(begin)

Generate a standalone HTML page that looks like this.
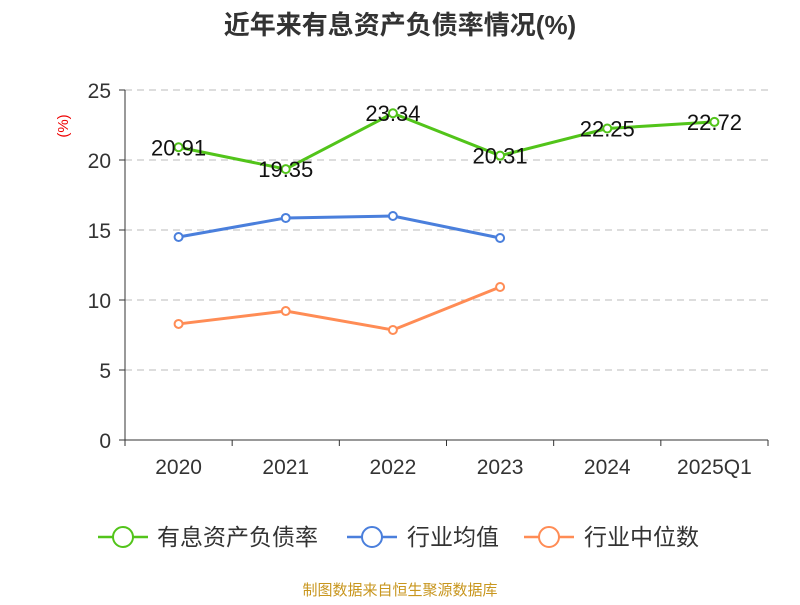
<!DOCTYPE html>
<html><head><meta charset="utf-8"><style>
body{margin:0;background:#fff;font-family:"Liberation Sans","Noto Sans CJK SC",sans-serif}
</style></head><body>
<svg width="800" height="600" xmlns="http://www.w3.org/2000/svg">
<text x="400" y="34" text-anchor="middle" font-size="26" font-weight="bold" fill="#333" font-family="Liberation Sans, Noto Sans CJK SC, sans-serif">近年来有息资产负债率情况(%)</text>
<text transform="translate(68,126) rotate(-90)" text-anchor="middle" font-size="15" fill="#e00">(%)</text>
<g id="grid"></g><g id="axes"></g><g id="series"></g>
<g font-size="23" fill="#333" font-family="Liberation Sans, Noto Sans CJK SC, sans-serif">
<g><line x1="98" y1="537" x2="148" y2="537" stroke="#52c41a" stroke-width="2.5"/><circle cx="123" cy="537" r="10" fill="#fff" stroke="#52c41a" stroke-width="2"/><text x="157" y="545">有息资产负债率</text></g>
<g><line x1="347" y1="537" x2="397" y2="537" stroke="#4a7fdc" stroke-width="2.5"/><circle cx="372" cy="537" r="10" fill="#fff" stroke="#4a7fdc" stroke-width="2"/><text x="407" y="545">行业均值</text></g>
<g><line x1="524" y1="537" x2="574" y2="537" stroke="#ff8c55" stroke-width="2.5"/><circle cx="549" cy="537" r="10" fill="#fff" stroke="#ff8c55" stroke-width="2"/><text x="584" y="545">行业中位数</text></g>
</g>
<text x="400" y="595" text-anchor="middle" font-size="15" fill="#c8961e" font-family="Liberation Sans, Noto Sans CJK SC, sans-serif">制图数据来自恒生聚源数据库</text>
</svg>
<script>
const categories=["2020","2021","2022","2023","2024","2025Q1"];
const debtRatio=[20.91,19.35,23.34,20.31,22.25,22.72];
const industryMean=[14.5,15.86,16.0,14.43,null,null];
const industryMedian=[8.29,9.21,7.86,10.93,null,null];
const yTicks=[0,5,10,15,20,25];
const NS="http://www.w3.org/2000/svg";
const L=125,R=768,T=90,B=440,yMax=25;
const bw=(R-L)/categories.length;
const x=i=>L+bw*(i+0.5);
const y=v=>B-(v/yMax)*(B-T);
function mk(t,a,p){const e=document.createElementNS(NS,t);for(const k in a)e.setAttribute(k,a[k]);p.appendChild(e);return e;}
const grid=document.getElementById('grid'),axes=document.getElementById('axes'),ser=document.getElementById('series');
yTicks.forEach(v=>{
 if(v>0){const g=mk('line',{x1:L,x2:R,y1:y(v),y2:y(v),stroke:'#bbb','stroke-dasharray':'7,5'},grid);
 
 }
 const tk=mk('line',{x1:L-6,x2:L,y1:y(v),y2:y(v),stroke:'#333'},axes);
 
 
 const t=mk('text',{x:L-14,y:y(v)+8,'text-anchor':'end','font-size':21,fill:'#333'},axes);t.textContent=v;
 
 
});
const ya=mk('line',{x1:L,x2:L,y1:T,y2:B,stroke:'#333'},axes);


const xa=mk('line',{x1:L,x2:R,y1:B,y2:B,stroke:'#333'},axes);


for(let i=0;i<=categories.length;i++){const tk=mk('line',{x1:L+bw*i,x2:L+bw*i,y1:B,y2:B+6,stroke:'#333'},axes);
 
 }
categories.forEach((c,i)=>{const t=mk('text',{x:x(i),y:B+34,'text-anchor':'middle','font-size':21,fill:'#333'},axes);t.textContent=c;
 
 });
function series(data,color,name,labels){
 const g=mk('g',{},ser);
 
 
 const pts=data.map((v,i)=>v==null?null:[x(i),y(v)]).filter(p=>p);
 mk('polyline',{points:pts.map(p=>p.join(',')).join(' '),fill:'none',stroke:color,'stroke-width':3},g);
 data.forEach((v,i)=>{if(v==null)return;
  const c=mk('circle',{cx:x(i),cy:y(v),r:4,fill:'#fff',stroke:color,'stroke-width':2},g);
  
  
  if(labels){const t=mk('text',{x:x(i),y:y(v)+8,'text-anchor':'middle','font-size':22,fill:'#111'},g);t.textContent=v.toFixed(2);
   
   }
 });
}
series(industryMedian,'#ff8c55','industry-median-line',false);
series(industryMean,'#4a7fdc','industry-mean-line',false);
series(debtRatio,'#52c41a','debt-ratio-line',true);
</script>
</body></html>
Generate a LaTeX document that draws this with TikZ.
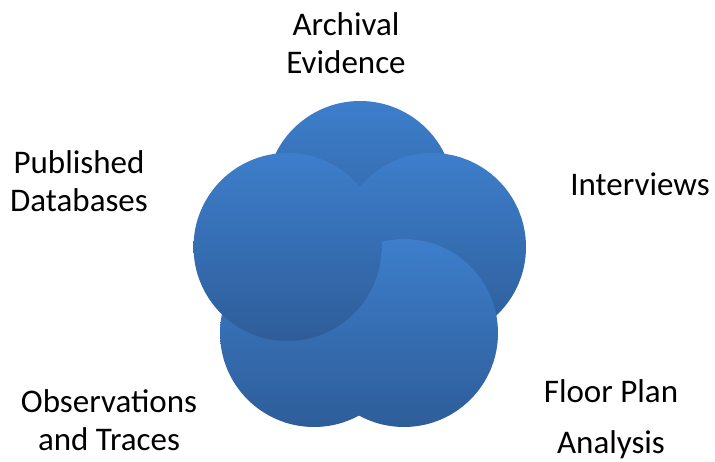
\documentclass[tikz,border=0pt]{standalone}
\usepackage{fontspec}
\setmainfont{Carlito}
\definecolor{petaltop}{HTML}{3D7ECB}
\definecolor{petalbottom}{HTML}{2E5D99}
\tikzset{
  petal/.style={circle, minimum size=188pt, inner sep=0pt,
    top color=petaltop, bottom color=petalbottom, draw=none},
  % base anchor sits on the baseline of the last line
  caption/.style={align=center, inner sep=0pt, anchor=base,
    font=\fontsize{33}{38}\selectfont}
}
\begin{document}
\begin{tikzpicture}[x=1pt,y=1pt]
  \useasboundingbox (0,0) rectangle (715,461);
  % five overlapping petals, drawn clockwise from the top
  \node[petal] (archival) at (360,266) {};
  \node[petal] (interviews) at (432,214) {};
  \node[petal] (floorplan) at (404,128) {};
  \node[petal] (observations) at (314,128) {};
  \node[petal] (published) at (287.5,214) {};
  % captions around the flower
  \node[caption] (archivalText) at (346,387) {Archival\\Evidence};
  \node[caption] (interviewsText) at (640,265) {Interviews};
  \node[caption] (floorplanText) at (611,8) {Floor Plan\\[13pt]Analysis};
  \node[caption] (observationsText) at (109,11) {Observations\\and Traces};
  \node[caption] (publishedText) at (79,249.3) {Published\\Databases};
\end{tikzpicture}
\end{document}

(end)

### YOUR TASK
Transcribe each entry above exactly, apart from the pictures.

### PROBLEM SOLUTION
Generate a standalone HTML page that looks like this.
<!DOCTYPE html>
<html><head><meta charset="utf-8"><style>
body{margin:0;background:#fff;font-family:"Liberation Sans","Noto Sans CJK SC",sans-serif}
</style></head><body>
<svg width="800" height="600" xmlns="http://www.w3.org/2000/svg">
<text x="400" y="34" text-anchor="middle" font-size="26" font-weight="bold" fill="#333" font-family="Liberation Sans, Noto Sans CJK SC, sans-serif">近年来有息资产负债率情况(%)</text>
<text transform="translate(68,126) rotate(-90)" text-anchor="middle" font-size="15" fill="#e00">(%)</text>
<g id="grid"></g><g id="axes"></g><g id="series"></g>
<g font-size="23" fill="#333" font-family="Liberation Sans, Noto Sans CJK SC, sans-serif">
<g><line x1="98" y1="537" x2="148" y2="537" stroke="#52c41a" stroke-width="2.5"/><circle cx="123" cy="537" r="10" fill="#fff" stroke="#52c41a" stroke-width="2"/><text x="157" y="545">有息资产负债率</text></g>
<g><line x1="347" y1="537" x2="397" y2="537" stroke="#4a7fdc" stroke-width="2.5"/><circle cx="372" cy="537" r="10" fill="#fff" stroke="#4a7fdc" stroke-width="2"/><text x="407" y="545">行业均值</text></g>
<g><line x1="524" y1="537" x2="574" y2="537" stroke="#ff8c55" stroke-width="2.5"/><circle cx="549" cy="537" r="10" fill="#fff" stroke="#ff8c55" stroke-width="2"/><text x="584" y="545">行业中位数</text></g>
</g>
<text x="400" y="595" text-anchor="middle" font-size="15" fill="#c8961e" font-family="Liberation Sans, Noto Sans CJK SC, sans-serif">制图数据来自恒生聚源数据库</text>
</svg>
<script>
const categories=["2020","2021","2022","2023","2024","2025Q1"];
const debtRatio=[20.91,19.35,23.34,20.31,22.25,22.72];
const industryMean=[14.5,15.86,16.0,14.43,null,null];
const industryMedian=[8.29,9.21,7.86,10.93,null,null];
const yTicks=[0,5,10,15,20,25];
const NS="http://www.w3.org/2000/svg";
const L=125,R=768,T=90,B=440,yMax=25;
const bw=(R-L)/categories.length;
const x=i=>L+bw*(i+0.5);
const y=v=>B-(v/yMax)*(B-T);
function mk(t,a,p){const e=document.createElementNS(NS,t);for(const k in a)e.setAttribute(k,a[k]);p.appendChild(e);return e;}
const grid=document.getElementById('grid'),axes=document.getElementById('axes'),ser=document.getElementById('series');
yTicks.forEach(v=>{
 if(v>0){const g=mk('line',{x1:L,x2:R,y1:y(v),y2:y(v),stroke:'#bbb','stroke-dasharray':'7,5'},grid);
 
 }
 const tk=mk('line',{x1:L-6,x2:L,y1:y(v),y2:y(v),stroke:'#333'},axes);
 
 
 const t=mk('text',{x:L-14,y:y(v)+8,'text-anchor':'end','font-size':21,fill:'#333'},axes);t.textContent=v;
 
 
});
const ya=mk('line',{x1:L,x2:L,y1:T,y2:B,stroke:'#333'},axes);


const xa=mk('line',{x1:L,x2:R,y1:B,y2:B,stroke:'#333'},axes);


for(let i=0;i<=categories.length;i++){const tk=mk('line',{x1:L+bw*i,x2:L+bw*i,y1:B,y2:B+6,stroke:'#333'},axes);
 
 }
categories.forEach((c,i)=>{const t=mk('text',{x:x(i),y:B+34,'text-anchor':'middle','font-size':21,fill:'#333'},axes);t.textContent=c;
 
 });
function series(data,color,name,labels){
 const g=mk('g',{},ser);
 
 
 const pts=data.map((v,i)=>v==null?null:[x(i),y(v)]).filter(p=>p);
 mk('polyline',{points:pts.map(p=>p.join(',')).join(' '),fill:'none',stroke:color,'stroke-width':3},g);
 data.forEach((v,i)=>{if(v==null)return;
  const c=mk('circle',{cx:x(i),cy:y(v),r:4,fill:'#fff',stroke:color,'stroke-width':2},g);
  
  
  if(labels){const t=mk('text',{x:x(i),y:y(v)+8,'text-anchor':'middle','font-size':22,fill:'#111'},g);t.textContent=v.toFixed(2);
   
   }
 });
}
series(industryMedian,'#ff8c55','industry-median-line',false);
series(industryMean,'#4a7fdc','industry-mean-line',false);
series(debtRatio,'#52c41a','debt-ratio-line',true);
</script>
</body></html>
Generate a LaTeX document that draws this with TikZ.
\documentclass[tikz,border=0pt]{standalone}
\usepackage{fontspec}
\setmainfont{Carlito}
\definecolor{petaltop}{HTML}{3D7ECB}
\definecolor{petalbottom}{HTML}{2E5D99}
\tikzset{
  petal/.style={circle, minimum size=188pt, inner sep=0pt,
    top color=petaltop, bottom color=petalbottom, draw=none},
  % base anchor sits on the baseline of the last line
  caption/.style={align=center, inner sep=0pt, anchor=base,
    font=\fontsize{33}{38}\selectfont}
}
\begin{document}
\begin{tikzpicture}[x=1pt,y=1pt]
  \useasboundingbox (0,0) rectangle (715,461);
  % five overlapping petals, drawn clockwise from the top
  \node[petal] (archival) at (360,266) {};
  \node[petal] (interviews) at (432,214) {};
  \node[petal] (floorplan) at (404,128) {};
  \node[petal] (observations) at (314,128) {};
  \node[petal] (published) at (287.5,214) {};
  % captions around the flower
  \node[caption] (archivalText) at (346,387) {Archival\\Evidence};
  \node[caption] (interviewsText) at (640,265) {Interviews};
  \node[caption] (floorplanText) at (611,8) {Floor Plan\\[13pt]Analysis};
  \node[caption] (observationsText) at (109,11) {Observations\\and Traces};
  \node[caption] (publishedText) at (79,249.3) {Published\\Databases};
\end{tikzpicture}
\end{document}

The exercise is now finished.